MUTARE-BASED Mbira band Deze raWasu is in need of fans’ votes as it set its eyes on the virtual Afro Pepites Show competition hosted by France.

To enter the competition, the Manicaland province Chibuku Road to Fame champions, Deze raWasu responded to a website call for the 13th edition of the competition that was open from March 1 to September 30.

The competition is open to artists across genres such as musicians, sculptors, painters, dancers, photographers, street artists and stylists, among other disciplines.

Deze raWasu were lucky to be nominated among the top 10 countries sitting at position five after they entered the competition through the song Rudo Rwangu.

A top three finish at the globally recognised music competitions will guarantee the Zimbabwe representatives a monetary reward on December 15 plus a world tour managed by a professional leader.

The band’s spokesperson Kevin Dozwa told NewsDay Life & Style that the competition encourages exchange of cultural projects centred on African imaginations or dreams.

“The voting process for the Afro Pepites Show competition is done online via a google doc and the voting link is https://tinyuri.com/APS13-Vote ends on Thursday,” he noted.

“If we are voted among the top three Afro Pepites, we expect to have links with international booking agents, publishers and public relations managers.”

“If voted among the top three, this will help us to create a movement and synergies in Zimbabwe that will also benefit other artists to publish and develop their artworks to reach such markets,” Dozwa noted.

Deze raWasu faces competition from Mounpoubeyi, a Cameroonian reggae group, and Fidèle Ntoogue from the same country, South-Africa’s Jazz outfit The Cooligans as well as Nasiphi & Sthamzen representing ancestral soul genre.

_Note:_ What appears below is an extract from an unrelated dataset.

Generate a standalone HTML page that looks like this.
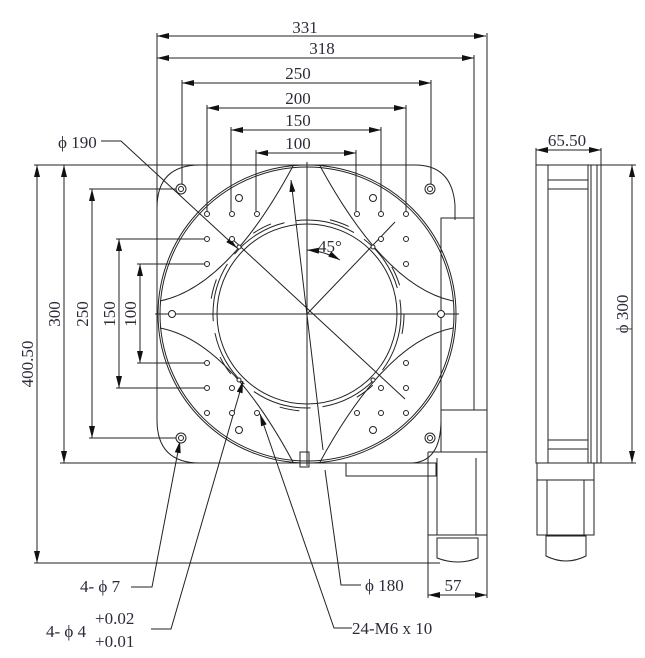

Also among the participants is a house music outfit, Reine Ablaa from Ivory Coast, Maherisoa from Madagascar, photographer Bakoocly from Mali, Baldé from Republic of Guinea, and T Agnes from Burkina Faso.

National Arts Council of Zimbabwe Manicaland provincial arts manager, Caroline Makoni said: “Deze raWasu had become one of our perfect examples of a success story in the teaching of usage of digital spaces and I would like to urge all artists in and outside Mutare to emulate them.”

The song Rudo Rwangu appears to be doing wonders for Deze raWasu as last month the group through this song reached the finals of the Intercontinental Bienal exhibition in Latin America.